Wednesday, March 13, 2019

At least one nice thing about Democrats

(My oft-repeated disclaimer for newbies about my political-polemical posts: People can be fine people in their non-political lives while being complete nitwits in politics.  Or vice versa.)

Unlike leftist nitwits like AOC who seems to know only about what was bad and nothing about what went right during the Reagan years - i.e., knowing only one side of a case, like she apparently does in regard to the workings of capitalism among other things - I make an effort to know both sides of a case before issuing a verdict (and short of having done that homework I refrain from issuing a verdict and admit to lack of relevant expertise).  By doing so, I open myself up to acknowledging where an opponent gets it right even if they get it wrong about (most) other things.

I am a staunch libertarian, which (probably for reasons largely shared by Rand) puts me more in alignment with Republican ideas/policies on the whole than Democrat ones, especially the Democrats after about 2010 when they made a marked shift to the left.  (See the "swing left" graph by Prof. Adam Bonica here.)  My basic view about government is that it's there to be a protector of liberty-rights and not to contravene that role by (e.g.) assuming the role of provider of goods funded by compulsory taxation.  This leads me to oppose the big-government fiscal agenda typically favored by Democrats.  I also tend to share an affinity for culturally "bourgeois" values espoused by conservatives.

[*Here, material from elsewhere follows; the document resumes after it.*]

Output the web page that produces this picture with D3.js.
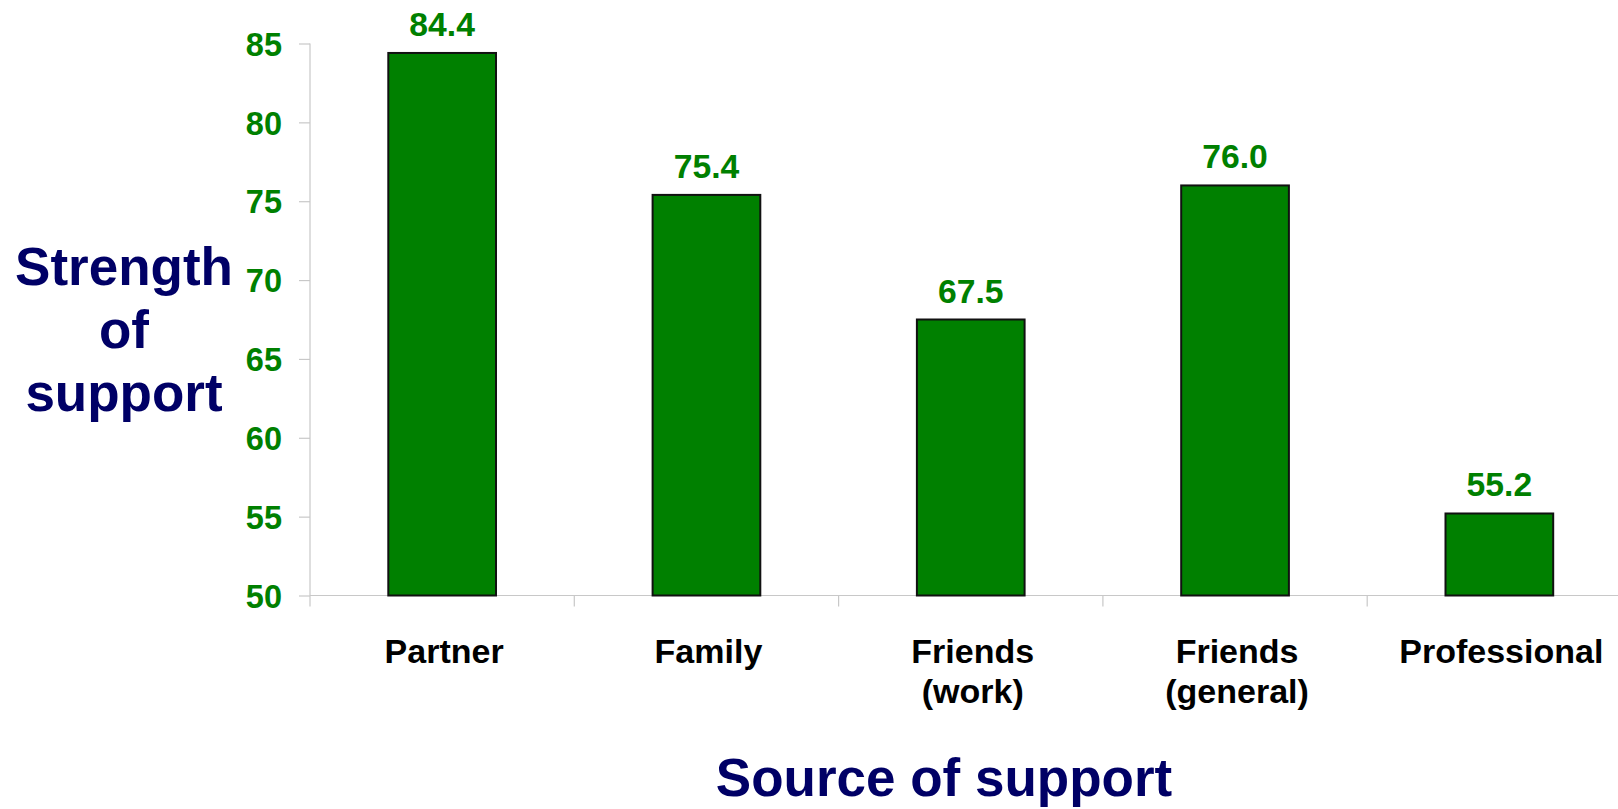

These are only general tendencies.  But, as noted, given the shift of the Dems toward the far left, along with an intellectually infantile Dem/left shrillness about the Trump presidency, capitalism, and other topics, along with a hubris that leads them ever more to eschew dialogue with opponents, it makes it a lot easier for me to tend toward the GOP these days.  I'd much rather have a Marco Rubio, Ted Cruz, Carly Fiorina, Jeb Bush, John Kasich or (even) Chris Christie (or even a Donald Trump!) in elected office than a Hillary Clinton, Elizabeth Warren, Bernie Sanders, Joe Biden, Kamala Harris, or Kirsten Gillibrand.  (See here for one reason why I gladly refer to this crop of Democrats as Demon Rats.)

As a consequence of my libertarian principles, I advocate for the legalization of cannabis.

On this issue, I side with the Democrats over the Republicans.  It's an issue on which I think the Republicans in particular have gotten it dreadfully wrong for far too long now.  Recreational drug prohibition means a big-government program aimed at social improvement that has been a monumental (dare I say catastrophic?) failure, just as any so-described big government program could be predicted to be.  What's more, prohibition violates the basic "your life is own and not the state's to dispose of" libertarian political norm, and is immoral on that basis alone.  Even when it comes to the more addictive and harmful drugs (including even fentanyl, ffs), placing trust in the state to prevent these harmful and addictive substances from reaching the citizenry has proven a failure; there are almost surely any number of better ways to combat the problem here than supply-focused enforcement.

But with cannabis, it's really a no-brainer.  (I say "even" Chris Christie above, because on this issue he's been a complete dickhead.)

Democrat-majority states have been on the side of progress on this issue.  The Red States, or at least a good number of them, might never get around to legalizing it, much like a good number of them might never have gotten around to doing the right thing in legally recognizing same-sex unions.  Republicans seem to be trapped in an ideological rut on this issue (the ever-venerated Reagan being such a staunch drug warrior and whatnot).  Exacerbating this problem is a cognitive bias that assigns credence to almost invariably shoddy use of statistics to "establish" that cannabis leads to this or that social problem.  (See the commentary on the latest prominent example of anti-pot scaremongering.)  Perhaps the most idiotic rationale for prohibition commonly peddled by the prohibitionists is "drugs are bad for kids, mmkay" . . . and therefore adults shouldn't be allowed to consume them, either.  (The state thereby assumes the role of parent for all adults.  Great.)

This is not to say that Democrats have carried out legalization the way libertarians would.  In the People's Republic of California, the Dems seem to have decided to tax and regulate the shit out of the cannabis industry so much that black markets are still flourishing there.

And besides, libertarians have been in favor of cannabis legalization for as long as libertarians have been around (and the big-L Libertarian Party has been around nearly half a century now).  Why are Democrat presidential candidates only now getting around to doing the same?  What changed between then and now, exactly?  Why weren't they promoting doing the right thing, when it was unpopular?  Why did only their well-connected Hollywood-elite allies/supporters and the like get access to weed with impunity while poor minorities get victimized by drug-war policies?

Nonetheless, enough common sense has gotten through to Dems and Blue States, and not enough of it has gotten through to the GOP and Red States, on this particular issue.  And so, for simply exercising some common sense, the Dems deserve some credit, while the GOP deserves ridicule (both for selective lack of common sense and for being so two-faced about their views on failed big-government policies).

Now, how long does it have to take for both parties to come around to the superior libertarian option on all political issues?